Basecamp’s planned location is next to Powder House, the ski and snowboard shop owned by the McGees for over 22 years. The food-truck pod is the second part of a two-phase renovation on the Powder House property. In phase one, the McGees built a Nordic ski center behind their shop.

Todd McGee said he wants the atmosphere to reflect the name.

“We’ll have cool basecamp type stuff, outdoorsy type of feel. When you think of basecamps going up to Everest or basecamps to the top of Hood, that type of feel,” he said.

Basecamp is expected to be among Bend’s largest food-truck pods, with 10 food trucks and a 9,000-square-foot tap house with seating for around 200 people. The sides and front of the building will have garage doors that will roll up in the summer and down in the winter. Around 25 to 30 beers will be available on tap.

Set to open summer of 2025

If the current timeline holds, Basecamp will open in late summer 2025. LB Engineering Inc. in Bend has been hired to do the architectural work.

Fire pits, a band stage, a movie screen and at least 40 parking spaces are part of the plan. The second floor of the tap house is planned to have an area for family friendly games, including air hockey, shuffleboard and pool tables.

A food-truck pod would be the latest addition to a fast-growing corner of the city. The property backs up to Oregon State University-Cascades, and several bars and restaurants now line this section of Century Drive.

Nearby residents worry about noise carrying

While Bendites increasingly visit the area, some aren’t pleased with the changes. Eric Hobart, an 11-year neighborhood resident whose home is around 650 feet from the future pod, said the noise from nearby businesses is getting worse. He isn’t looking forward to another place that attracts large, noisy crowds.
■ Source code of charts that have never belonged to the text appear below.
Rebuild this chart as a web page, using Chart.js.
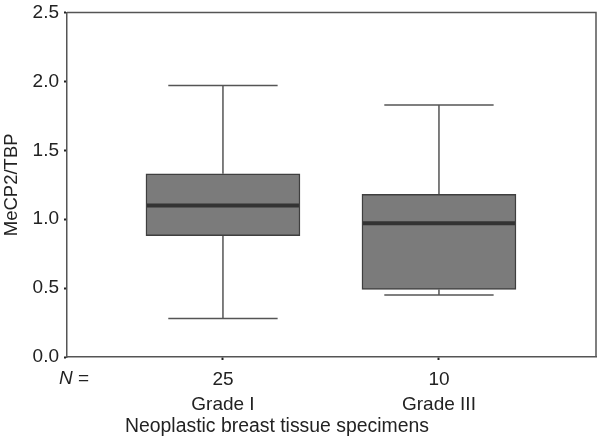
<!DOCTYPE html>
<html>
<head>
<meta charset="utf-8">
<script src="https://cdn.jsdelivr.net/npm/chart.js@4/dist/chart.umd.min.js"></script>
<style>
html,body{margin:0;padding:0;background:#fff;}
#wrap{width:600px;height:444px;}
</style>
</head>
<body>
<div id="wrap"><canvas id="c" width="600" height="444"></canvas></div>
<script>
// ---- data ----
const categories = ["Grade I", "Grade III"];
const counts = ["25", "10"];
const whiskerLow = [0.28, 0.45];
const q1 = [0.88, 0.49];
const median = [1.10, 0.97];
const q3 = [1.33, 1.18];
const whiskerHigh = [1.97, 1.83];
const yTicks = [0.0, 0.5, 1.0, 1.5, 2.0, 2.5];
const yTitle = "MeCP2/TBP";
const xTitle = "Neoplastic breast tissue specimens";
const nLabel = "N =";

const FONT = "'Liberation Sans', Arial, Helvetica, sans-serif";
const positions = categories.map((_, i) => i + 1);

const boxPlugin = {
  id: 'boxParts',
  beforeDatasetsDraw(chart) {
    const ctx = chart.ctx, x = chart.scales.x, y = chart.scales.y;
    const meta = chart.getDatasetMeta(0);
    ctx.save();
    ctx.strokeStyle = '#555';
    ctx.lineWidth = 1.5;
    positions.forEach((p, i) => {
      const cx = x.getPixelForValue(p);
      const w = meta.data[i].width;
      const cap = w * 0.355;
      const yl = y.getPixelForValue(whiskerLow[i]);
      const yh = y.getPixelForValue(whiskerHigh[i]);
      const y1 = y.getPixelForValue(q1[i]);
      const y3 = y.getPixelForValue(q3[i]);
      ctx.beginPath();
      ctx.moveTo(cx, yh); ctx.lineTo(cx, y3);
      ctx.moveTo(cx, y1); ctx.lineTo(cx, yl);
      ctx.moveTo(cx - cap, yh); ctx.lineTo(cx + cap, yh);
      ctx.moveTo(cx - cap, yl); ctx.lineTo(cx + cap, yl);
      ctx.stroke();
    });
    ctx.restore();
  },
  afterDatasetsDraw(chart) {
    const ctx = chart.ctx, x = chart.scales.x, y = chart.scales.y;
    const meta = chart.getDatasetMeta(0);
    ctx.save();
    ctx.strokeStyle = '#333';
    ctx.lineWidth = 4;
    positions.forEach((p, i) => {
      const cx = x.getPixelForValue(p);
      const w = meta.data[i].width;
      const ym = y.getPixelForValue(median[i]);
      ctx.beginPath();
      ctx.moveTo(cx - w / 2 + 1, ym); ctx.lineTo(cx + w / 2 - 1, ym);
      ctx.stroke();
    });
    // frame top/right
    const a = chart.chartArea;
    ctx.strokeStyle = '#555';
    ctx.lineWidth = 1.5;
    ctx.beginPath();
    ctx.moveTo(a.left, a.top); ctx.lineTo(a.right, a.top); ctx.lineTo(a.right, a.bottom);
    ctx.stroke();
    // N = label and x title
    ctx.fillStyle = '#222';
    ctx.textBaseline = 'middle';
    ctx.textAlign = 'left';
    ctx.font = 'italic 19px ' + FONT;
    ctx.fillText('N', 59, 379);
    const nw = ctx.measureText('N').width;
    ctx.font = '19px ' + FONT;
    ctx.fillText(' =', 59 + nw, 379);
    ctx.font = '19.4px ' + FONT;
    ctx.fillText(xTitle, 125, 427);
    ctx.restore();
  }
};

new Chart(document.getElementById('c'), {
  type: 'bar',
  data: {
    datasets: [{
      data: positions.map((p, i) => ({ x: p, y: [q1[i], q3[i]] })),
      backgroundColor: '#7b7b7b',
      borderColor: '#3f3f3f',
      borderWidth: 1.5,
      borderSkipped: false,
      barThickness: 154
    }]
  },
  options: {
    responsive: false,
    animation: false,
    devicePixelRatio: 1,
    layout: { padding: { top: 3, right: 4, left: 0, bottom: 0 } },
    plugins: { legend: { display: false }, tooltip: { enabled: false } },
    scales: {
      x: {
        type: 'linear',
        min: 0.278,
        max: 2.727,
        offset: false,
        afterBuildTicks: s => { s.ticks = positions.map(v => ({ value: v })); },
        afterFit: s => { s.height = 87; },
        ticks: {
          callback: (v) => { const i = positions.indexOf(v); return i >= 0 ? [counts[i], categories[i]] : ''; },
          font: { family: FONT, size: 19, lineHeight: 1.316 },
          color: '#222',
          padding: 7,
          maxRotation: 0,
          autoSkip: false
        },
        grid: { offset: false, drawOnChartArea: false, tickLength: 3, tickWidth: 2, tickColor: '#222' },
        border: { display: true, color: '#555', width: 1.5 }
      },
      y: {
        min: 0,
        max: 2.5,
        afterBuildTicks: s => { s.ticks = yTicks.map(v => ({ value: v })); },
        afterFit: s => { s.width = 67; },
        ticks: {
          callback: v => v.toFixed(1),
          font: { family: FONT, size: 19, lineHeight: 0.8 },
          color: '#222',
          padding: 5
        },
        grid: { drawOnChartArea: false, tickLength: 3, tickWidth: 2, tickColor: '#222' },
        border: { display: true, color: '#555', width: 1.5 },
        title: {
          display: true,
          text: yTitle,
          font: { family: FONT, size: 18.5 },
          color: '#222',
          padding: { top: 1, bottom: 0 }
        }
      }
    }
  },
  plugins: [boxPlugin]
});
</script>
</body>
</html>
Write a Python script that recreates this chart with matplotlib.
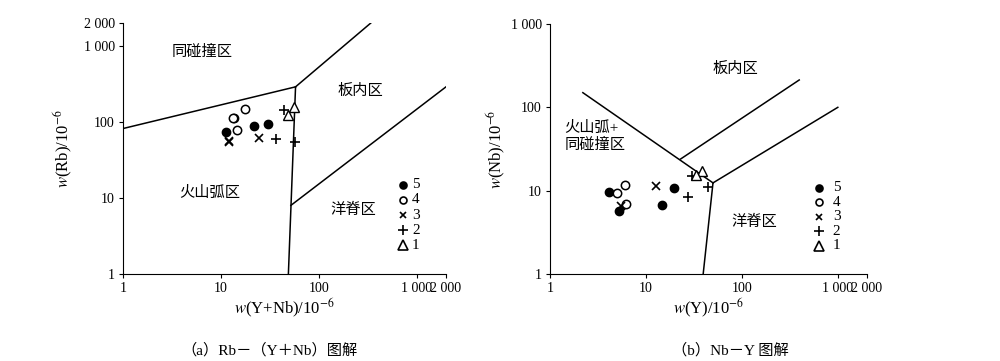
import matplotlib
matplotlib.use("Agg")
import matplotlib.pyplot as plt

plt.rcParams['font.family'] = ['Liberation Serif', 'Noto Sans CJK SC']
plt.rcParams['mathtext.fontset'] = 'stix'

# (a) Rb - (Y+Nb)
a_yn_5 = [11.2, 13.7, 21.6, 30]
a_rb_5 = [73, 113, 88, 93]
a_yn_4 = [13.2, 17.5, 14.6]
a_rb_4 = [113, 147, 78]
a_yn_3 = [12.2, 12.0, 24.3]
a_rb_3 = [54, 57, 62]
a_yn_2 = [36.5, 56.7, 44.5]
a_rb_2 = [59, 55, 144]
a_yn_1 = [56, 48]
a_rb_1 = [159, 123]

# (b) Nb - Y
b_y_5 = [4.17, 5.3, 19.5, 14.7]
b_nb_5 = [9.6, 5.7, 10.8, 6.8]
b_y_4 = [5.0, 6.1, 6.2]
b_nb_4 = [9.5, 11.6, 7.0]
b_y_3 = [12.8, 5.5]
b_nb_3 = [11.3, 6.5]
b_y_2 = [27.3, 44.6, 29.9]
b_nb_2 = [8.4, 11.1, 14.9]
b_y_1 = [38.6, 32.9]
b_nb_1 = [17.1, 15.6]

# discrimination boundaries
a_lines = [
    ([1, 58], [82, 290]),
    ([58, 340], [290, 2000]),
    ([58, 49], [290, 1]),
    ([52, 2000], [8, 290]),
]
b_lines = [
    ([2.2, 50], [150, 12.4]),
    ([23, 396], [24, 213]),
    ([50, 1000], [12.4, 100]),
    ([50, 39.5], [12.4, 1]),
]

xticks = [1, 10, 100, 1000, 2000]
xtick_labels = ['1', '10', '100', '1 000', '2 000']

fig = plt.figure(figsize=(10, 3.61), dpi=100)
ax1 = fig.add_axes([0.123, 0.241, 0.323, 0.695])
ax2 = fig.add_axes([0.55, 0.241, 0.3167, 0.6925])


def style_axis(ax, ytop, yticks, ylabels):
    ax.set_xscale('log')
    ax.set_yscale('log')
    ax.set_xlim(1, 2000)
    ax.set_ylim(1, ytop)
    ax.spines['top'].set_visible(False)
    ax.spines['right'].set_visible(False)
    ax.set_xticks(xticks)
    ax.set_xticklabels(xtick_labels)
    ax.set_yticks(yticks)
    ax.set_yticklabels(ylabels)
    ax.minorticks_off()
    ax.tick_params(direction='out', length=3, width=0.8, labelsize=10, pad=3)


def draw_points(ax, sets):
    k = dict(color='black', linestyle='none', zorder=3)
    ax.plot(sets[0][0], sets[0][1], marker='o', markersize=6, markerfacecolor='black', **k)
    ax.plot(sets[1][0], sets[1][1], marker='o', markersize=6, markerfacecolor='white', markeredgewidth=1.1, **k)
    ax.plot(sets[2][0], sets[2][1], marker='x', markersize=6, markeredgewidth=1.2, **k)
    ax.plot(sets[3][0], sets[3][1], marker='+', markersize=7, markeredgewidth=1.2, **k)
    ax.plot(sets[4][0], sets[4][1], marker='^', markersize=7, markerfacecolor='white', markeredgewidth=1.0, **k)


def draw_legend(ax, x_mark, x_text, ys):
    marks = [('o', 'black', 5), ('o', 'white', 5), ('x', 'black', 5), ('+', 'black', 7), ('^', 'white', 7)]
    names = ['5', '4', '3', '2', '1']
    for (m, fc, ms), name, y in zip(marks, names, ys):
        ax.plot([x_mark], [y], marker=m, markersize=ms, markerfacecolor=fc, color='black',
                markeredgewidth=1.2, linestyle='none', transform=ax.transAxes, clip_on=False)
        ax.text(x_text, y, name, transform=ax.transAxes, fontsize=11, va='center', ha='left')


# panel a
style_axis(ax1, 2000, [1, 10, 100, 1000, 2000], ['1', '10', '100', '1 000', '2 000'])
for xs, ys in a_lines:
    ax1.plot(xs, ys, color='black', linewidth=1.1)
draw_points(ax1, [(a_yn_5, a_rb_5), (a_yn_4, a_rb_4), (a_yn_3, a_rb_3),
                  (a_yn_2, a_rb_2), (a_yn_1, a_rb_1)])
ax1.text(0.245, 0.886, '同碰撞区', transform=ax1.transAxes, fontsize=11, ha='center', va='center')
ax1.text(0.734, 0.73, '板内区', transform=ax1.transAxes, fontsize=11, ha='center', va='center')
ax1.text(0.269, 0.323, '火山弧区', transform=ax1.transAxes, fontsize=11, ha='center', va='center')
ax1.text(0.712, 0.255, '洋脊区', transform=ax1.transAxes, fontsize=11, ha='center', va='center')
draw_legend(ax1, 0.867, 0.895, [0.355, 0.295, 0.235, 0.175, 0.115])
ax1.set_ylabel(r'$w$(Rb)/10$^{-6}$', fontsize=12, labelpad=6)
ax1.set_xlabel(r'$w$(Y+Nb)/10$^{-6}$', fontsize=12, labelpad=1)

# panel b
style_axis(ax2, 1000, [1, 10, 100, 1000], ['1', '10', '100', '1 000'])
for xs, ys in b_lines:
    ax2.plot(xs, ys, color='black', linewidth=1.1)
draw_points(ax2, [(b_y_5, b_nb_5), (b_y_4, b_nb_4), (b_y_3, b_nb_3),
                  (b_y_2, b_nb_2), (b_y_1, b_nb_1)])
ax2.text(0.584, 0.82, '板内区', transform=ax2.transAxes, fontsize=11, ha='center', va='center')
ax2.text(0.046, 0.55, '火山弧+\n同碰撞区', transform=ax2.transAxes, fontsize=11, ha='left', va='center',
         linespacing=1.3)
ax2.text(0.645, 0.21, '洋脊区', transform=ax2.transAxes, fontsize=11, ha='center', va='center')
draw_legend(ax2, 0.849, 0.893, [0.345, 0.287, 0.229, 0.171, 0.113])
ax2.set_ylabel(r'$w$(Nb)/10$^{-6}$', fontsize=12, labelpad=2)
ax2.set_xlabel(r'$w$(Y)/10$^{-6}$', fontsize=12, labelpad=1)

fig.text(0.27, 0.03, '（a）Rb－（Y＋Nb）图解', fontsize=11, ha='center', va='center')
fig.text(0.73, 0.03, '（b）Nb－Y 图解', fontsize=11, ha='center', va='center')

fig.savefig('out.png', dpi=100, facecolor='white')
“This neighborhood is an apex of noise. It really travels,” said Hobart, 72. “You get people drinking, food, the whole thing, and yeah it’s going to be a noise problem. There’s no doubt about it.”

Hobart said other businesses in the area have already increased the noise level. But his complaints to the city went unanswered. He fears a similar situation could occur with basecamp.

“I am afraid it’s going to be the same old, same old,” he said.

Todd McGee said he’s heard about noise concerns but doesn’t anticipate a problem.

Live music won’t be a regular feature of the business, McGee said. When that does occur, he intends to pull the plug by 9 p.m. There may be other ways to limit sound disturbances.

“Stage design (will limit noise) and our main building will be a huge noise blocker,” he said.

Gathering spot enhances community

Getting around a noise problem could require heightened consideration, but some say food-truck pods can improve a neighborhood.

“Food carts and organized pods are definitely adding to the city’s economy and vitality,” said Brooks. “These pods create community and blur the lines between the surrounding neighborhood and where people gather.”

McGee said the atmosphere will create a warm gathering place for the community and the food should also be a draw. It’s not clear yet what kind of fare will be available, but the quality needs to be next level, healthy and homemade, he said.

He’s hoping Powder House employees will help decide which food-truck proprietor makes the cut among more than two-dozen applicants.

“Everyone in the store will taste the food and see if it’s good,” said McGee. “We want unique homemade food that is going to compliment the tap house and other food carts, so we are looking for quality food made from scratch.”